The villages are built on stilts over mud and water and connected by concrete boardwalks. The main form of transportation in the villages are motorcycles and scooters. We had to remind ourselves not to lose focus on the oncoming traffic especially with the quiet electric motorbikes that felt like they were creeping up on us while we were eagerly absorbing the sights and sounds of our new environment.

we were ready to explore the village
The meandering boardwalk led us through houses built on both sides with a few humble and quaint wooden villagers’ homes among the big concrete bungalows built for commercial homestays with some of them up to three-storey high.

solid concrete houses on stilts with their normal mode of transportation

another view of the village
The setting sun provided us with lots of photography opportunities…

view from the front entrance of our homestay

it all seemed so quiet…

oops! the boys were aware of the “paparazzi” stalking them…
The first morning we woke up to a light drizzle after very heavy rain and scary thunder that came without warning in the early hours of the morning. With the gloomy weather we had to forego our initial plan to visit the mangrove national park nearby and explored the other village, the Air Masin (Salt Water) Fishing Village instead.
The second village was busier with stalls selling dried seafood and littered with shops and eateries. The whole area was buzzing with activities and we saw almost an unending stream of motorbikes passing by either ferrying people or transporting goods.

stalls selling dried seafood

a variety of dried ikan bilis/anchovies

typical daily life in Air Masin village

a view of the village

a primary school hidden among the houses
The village seemed to me to be less organised with their buildings and layout and it had also fallen short on the standard of cleanliness as compared to Kukup Laut. We were informed later by our host that the villagers of Kukup Laut were serious about their cleanliness in terms of garbage disposal and general upkeep of their public areas etc. and most impressively, they were environmentally conscious and the village committee held meetings on the subject regularly.
We were glad that we stayed at Kukup Laut. The room allocated to us was in the newest building of Kukup Xiang Chalet (龜咯翔海上民宿) that fronting the open sea. It was spacious and the bedding provided could sleep 14 people.

(stock picture of Kukup Xiang Chalet)
It was full board with breakfast, lunch, afternoon tea, dinner and even supper. Being under the weather I had to catch up with rest in the afternoon and I missed out the apparently rather sumptuous afternoon tea on both days.

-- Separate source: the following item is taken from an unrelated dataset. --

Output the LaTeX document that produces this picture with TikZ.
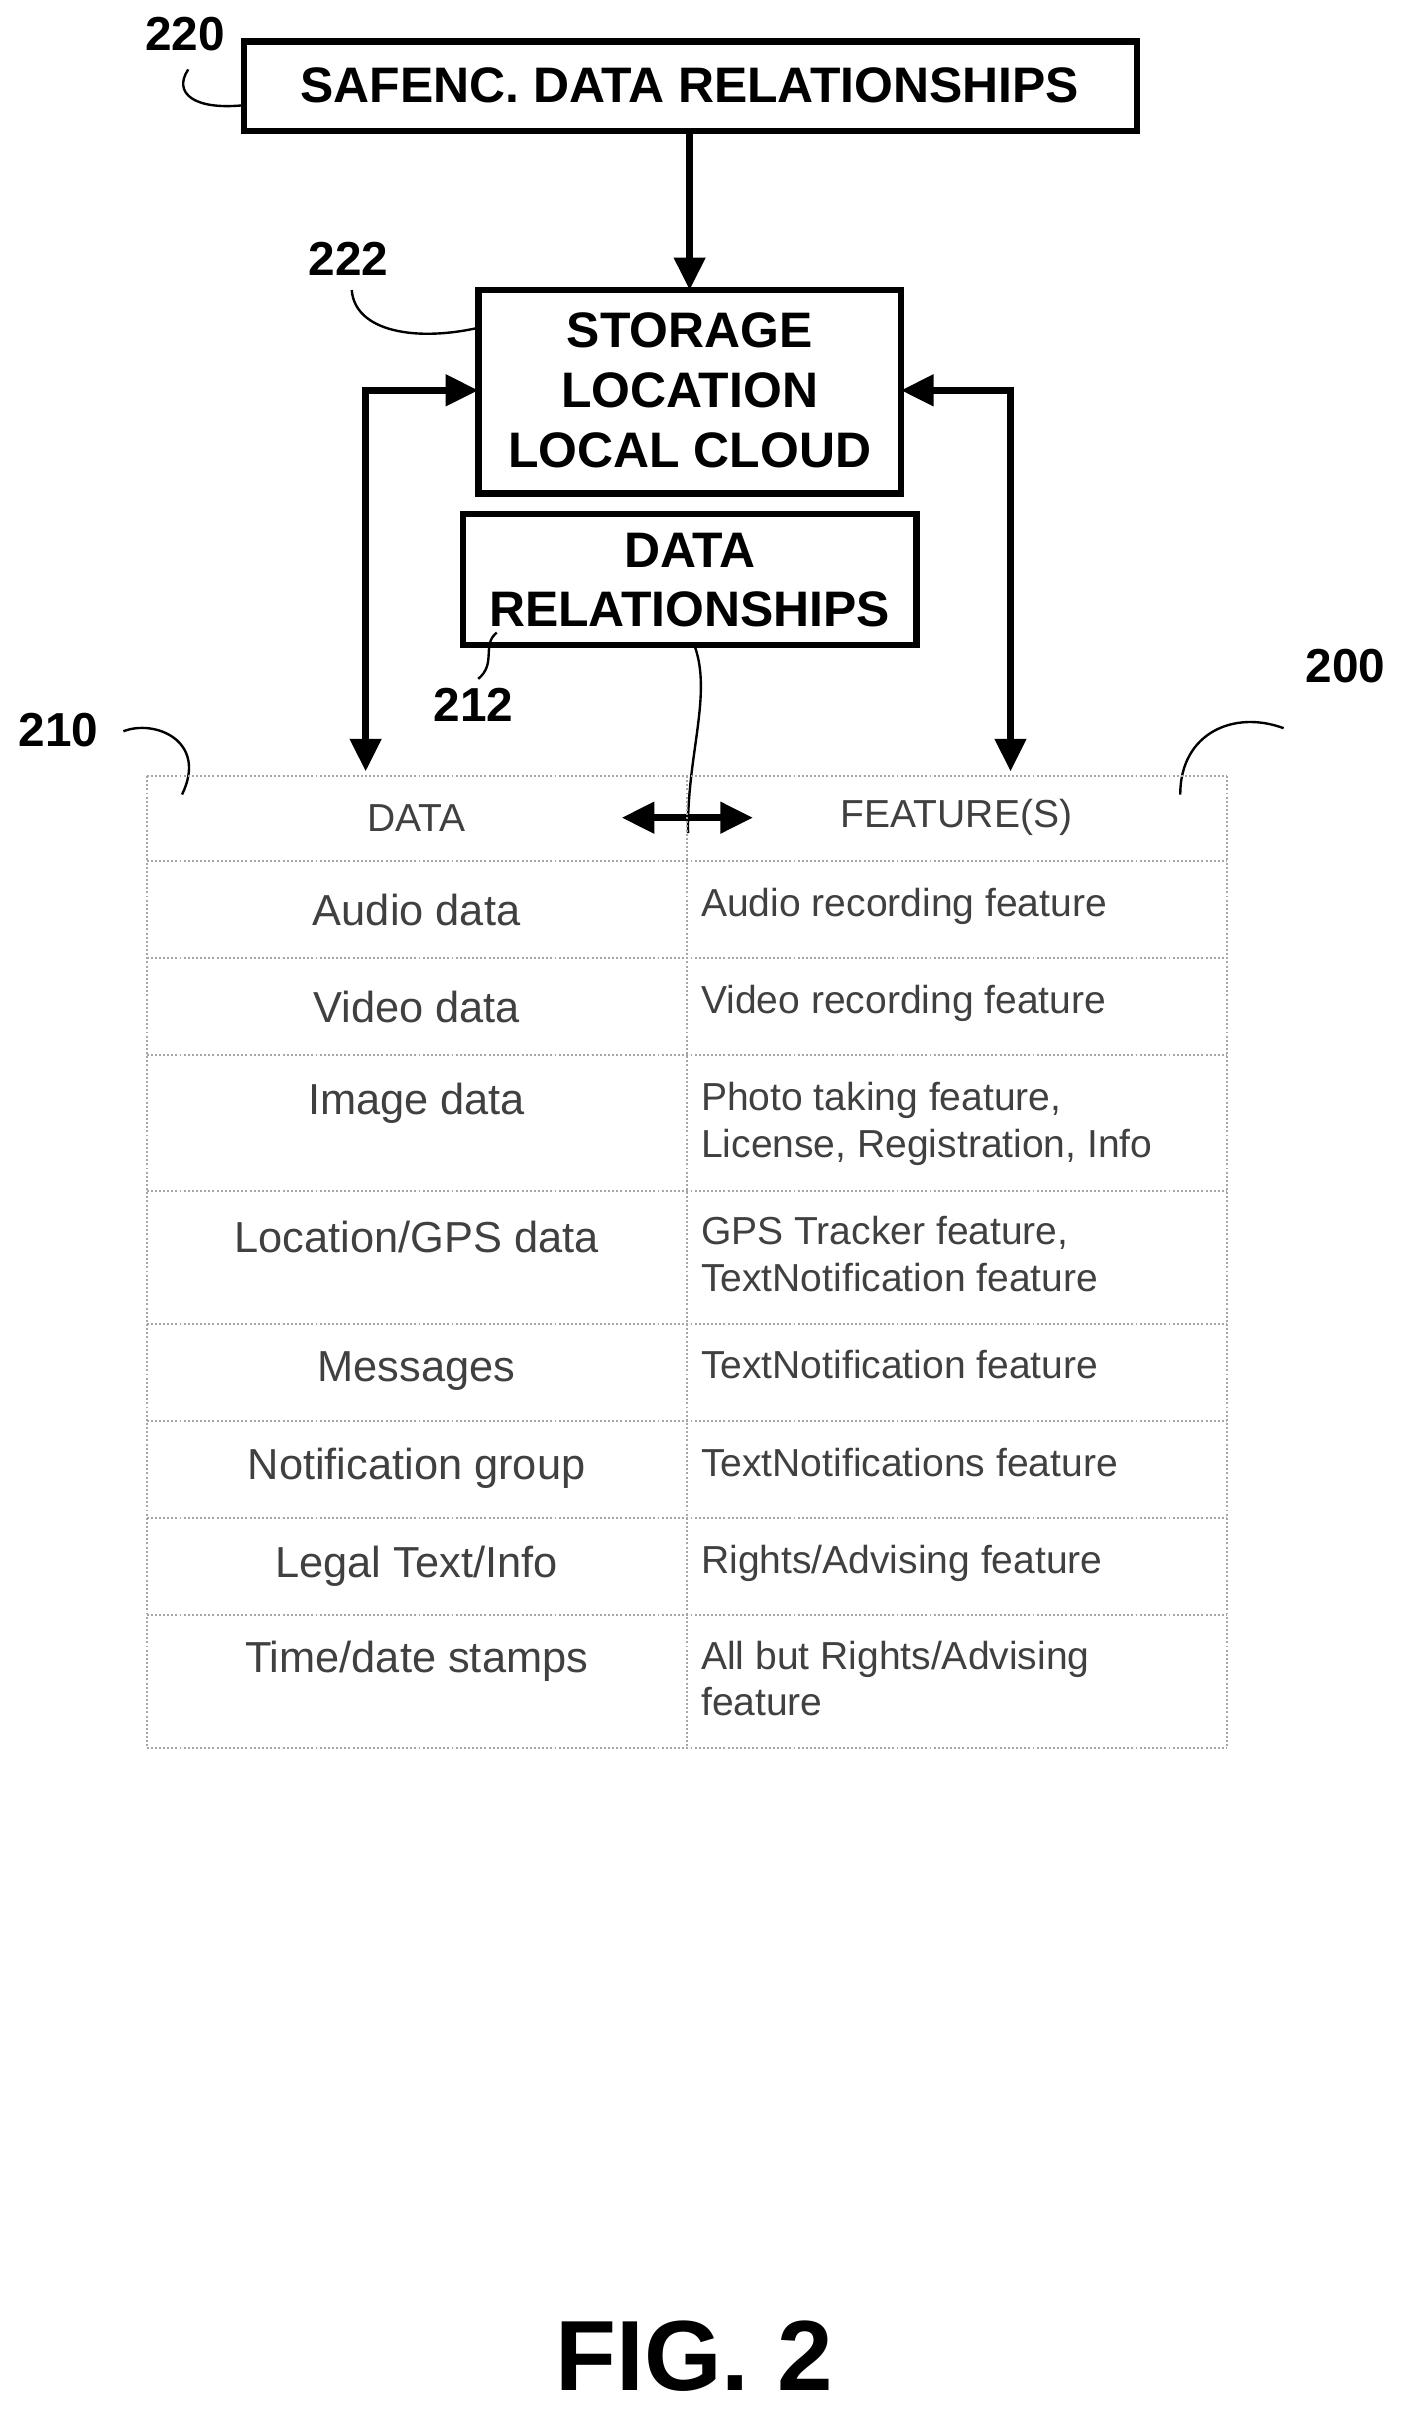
\documentclass[tikz,border=0pt]{standalone}
\usepackage{fontspec}
\setmainfont{Liberation Sans}
\usetikzlibrary{arrows.meta}
\begin{document}
\begin{tikzpicture}[x=0.05cm,y=-0.05cm,
  box/.style={draw,line width=6pt,inner sep=0pt},
  btxt/.style={font=\fontsize{46}{55}\selectfont\bfseries,align=center},
  lbl/.style={font=\fontsize{44}{46}\selectfont\bfseries},
  conn/.style={line width=6pt,-{Triangle[length=30pt,width=28pt]}},
  dconn/.style={line width=6pt,{Triangle[length=30pt,width=28pt]}-{Triangle[length=30pt,width=28pt]}},
  lead/.style={line width=2.2pt},
  grid/.style={draw=gray!70,line width=1.8pt,dotted},
  ct/.style={font=\fontsize{40}{44}\selectfont,text=black!75},
  rt/.style={font=\fontsize{36}{43}\selectfont,text=black!75,align=left,anchor=north west}]
\useasboundingbox (0,0) rectangle (910,1566);
% boxes
\draw[box] (158,27) rectangle (737,85);
\node[btxt] (t220) at (447,55) {SAFENC. DATA RELATIONSHIPS};
\draw[box] (310,188) rectangle (584,320);
\node[btxt] (t222) at (447,253) {STORAGE\\LOCATION\\LOCAL CLOUD};
\draw[box] (300,333) rectangle (594,418);
\node[btxt] (t212) at (447,376) {DATA\\RELATIONSHIPS};
\coordinate (b220) at (447,85); \coordinate (top222) at (447,188);
\draw[conn] (b220) -- (top222);
\coordinate (l222) at (310,253); \coordinate (r222) at (584,253);
\coordinate (ld) at (237,500); \coordinate (rd) at (655,500);
\draw[dconn] (l222) -- (237,253) -- (ld);
\draw[dconn] (r222) -- (655,253) -- (rd);
% labels
\node[lbl] (n220) at (120,22) {220};
\draw[lead] (122,45) .. controls (112,60) and (125,72) .. (160,68);
\node[lbl] (n222) at (226,168) {222};
\draw[lead] (228,188) .. controls (230,215) and (270,222) .. (312,212);
\node[lbl] (n212) at (307,457) {212};
\draw[lead] (310,440) .. controls (322,430) and (312,418) .. (322,410);
\node[lbl] (n210) at (38,473) {210};
\draw[lead] (80,474) .. controls (100,466) and (135,480) .. (118,515);
\node[lbl] (n200) at (872,432) {200};
\draw[lead] (832,472) .. controls (800,460) and (765,475) .. (765,515);
% wavy and double arrow
\coordinate (b212) at (450,418); \coordinate (wend) at (446,540);
\draw[lead] (b212) .. controls (462,450) and (445,490) .. (wend);
\coordinate (da) at (403,530); \coordinate (db) at (488,530);
\draw[dconn] (da) -- (db);
% table
\foreach \y in {503,558,621,684,772,858,921,984,1047,1133} \draw[grid] (95,\y) -- (795,\y);
\draw[grid] (95,503) -- (95,1133); \draw[grid] (445,503) -- (445,1133); \draw[grid] (795,503) -- (795,1133);
\node[font=\fontsize{36}{30}\selectfont,text=black!75] (h1) at (270,530) {DATA};
\node[font=\fontsize{36}{30}\selectfont,text=black!75] (h2) at (620,530) {FEATURE(S)};
\node[ct] at (270,590) {Audio data};
\node[ct] at (270,653) {Video data};
\node[ct] at (270,715) {Image data};
\node[ct] at (270,802) {Location/GPS data};
\node[ct] at (270,889) {Messages};
\node[ct] at (270,952) {Notification group};
\node[ct] at (270,1015) {Legal Text/Info};
\node[ct] at (270,1077) {Time/date stamps};
\node[rt] at (452,573) {Audio recording feature};
\node[rt] at (452,636) {Video recording feature};
\node[rt] at (452,699) {Photo taking feature,\\License, Registration, Info};
\node[rt] at (452,786) {GPS Tracker feature,\\TextNotification feature};
\node[rt] at (452,873) {TextNotification feature};
\node[rt] at (452,936) {TextNotifications feature};
\node[rt] at (452,999) {Rights/Advising feature};
\node[rt] at (452,1061) {All but Rights/Advising\\feature};
\node[font=\fontsize{92}{96}\selectfont\bfseries] (fig) at (450,1527) {FIG. 2};
\end{tikzpicture}
\end{document}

the afternoon tea that I missed out… (photo credit: Nelson Hui)
The weather on the last day was beautiful but then it was time to bid farewell…

the mangrove that we did not manage to set our feet on…
For someone who is used to staying at seaside resorts with sandy beaches, staying at a fishing village and was given the chance to have a peep into the villagers’ life was refreshing and a nice change for me. The fellowship with Ellen’s family and the laughter we had added colours to the trip. Besides, travelling with avid photographers certainly had its benefit as I got to add a few artistically shot pictures to my photo album.

after numerous attempts and uncontrollable laughter, we eventually managed to take a more “behaving” group photo!
As I look back, among the quaint houses, the boardwalk, the mudskippers under the houses, the fishing platforms and the layback life, what I find the most memorable is the serene evening of Kukup.
“Travel makes one modest. You see what a tiny place you occupy in the world.”